Setup Jekyll CI using Jenkins Pipeline
Pre-requisite, setup, and the nightmare
You’ve been given the code quest to learn how to setup a simple Jenkins automation.
Completing this quest, rewards you with the automated release process of your jekyll based blog post, in under 10 seconds.
You decide to complete this quest by setting up a Jenkins Pipeline.
Pre-requisite Software
- Jenkins
- Docker
- Jenkins SSH Credentials
- Jenkins Secret text for webhook
Setup Pipeline
You log in to your Jenkins server. Create a new item, name it, and select Pipeline type.
[ Jenkins -> New Item -> Pipeline & Name -> OK]
You now find yourself on the configuration page.
- You tick the
Discard old builds
checkbox, to preserve disk space as your current environment has up to 20GB. You also select 30 days to keep builds, and up to 100 builds to keep. - You tick the
Do not allow concurrent builds
to maintain good server performance. - You tick the
Pipeline speed/durability/override
checkbox, and select thePerformance-optimized
custom pipeline level for fast builds. - You tick the
GitHub hook trigger for GITScm polling
checkbox. Thus you enable the webhook feature. - You select
Pipeline script from SCM
, to instruct Jenkins to retrieve the Jenkinsfile from the source control.- You select
Git
as SCM, add the repository URL, and select credentials giving jenkins access to this repo.
- You select
- You finally click
Save
button to complete the configuration.
The Nightmare
Creating the Jenkinsfile to work with jekyll Docker image turned out to be a nightmare.
Jenkins uses the jenkin
user, but the docker image uses jekyll
user. Which is a problem because the jekyll user does not have permission to write to the Jenkins workspace.

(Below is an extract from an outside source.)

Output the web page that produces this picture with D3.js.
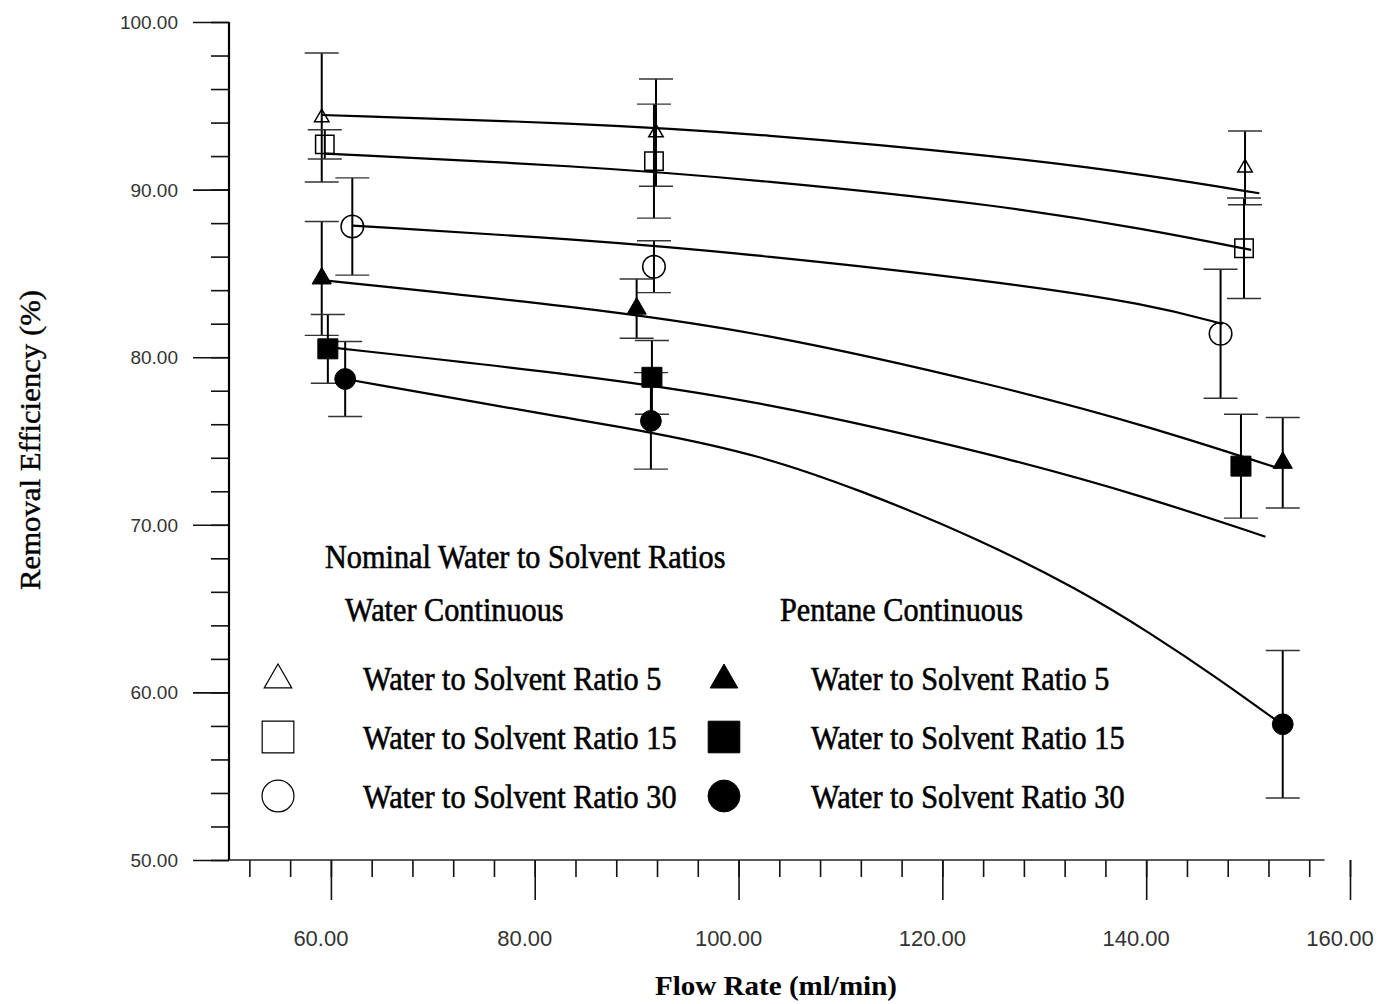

Meaning you cannot use the jekyll gem to build the site.
You manage to solve this problem by changing the ownership of the site in the working space to jekyll.
In order to be able to change the ownership you instruct docker to use the root user. Normally docker image uses root by default, however jekyll/minimal
uses jekyll user instead.
After jekyll builds the site, you change the ownership of the site back to jenkins:www-data.
With this work you manage to create the following Jenkinsfile.
Jenkinsfile
pipeline {
environment {
SITE_PATH = '/var/www/your-domain/_site'
JENKINS_UID = 113
WWW_DATA_GID = 33
JEKYLL_SID = 1000
JEKYLL_GID = 1000
}
agent any
stages {
stage('Build') {
agent {
docker {
image 'jekyll/minimal:3.8'
args '''
--volume="$PWD:/srv/jekyll"
-u root:root
'''
}
}
steps {
sh '''
rm -rf _site && mkdir _site
chown -R $JEKYLL_SID:$JEKYLL_GID _site
jekyll build
chown -R $JENKINS_UID:$WWW_DATA_GID _site
'''
}
}
stage('Deploy') {
agent any
steps {
sh '''
rm -rf ${SITE_PATH}
mv -T _site ${SITE_PATH}
'''
}
}
}
}
Summary
In this quest, you managed to setup a Jenkins Pipeline that:
- Starts with you pushing a git commit to GitHub
- GitHub doing a POST request to our Jenkins server
- Jenkins pulling the new code from the GitHub
- Jenkins triggering the Pipeline
- Pipeline building the project
- Pipeline deploying the project
By configuring the pipeline to be highly efficient, you managed to bring down the build & deploy process to 10 seconds.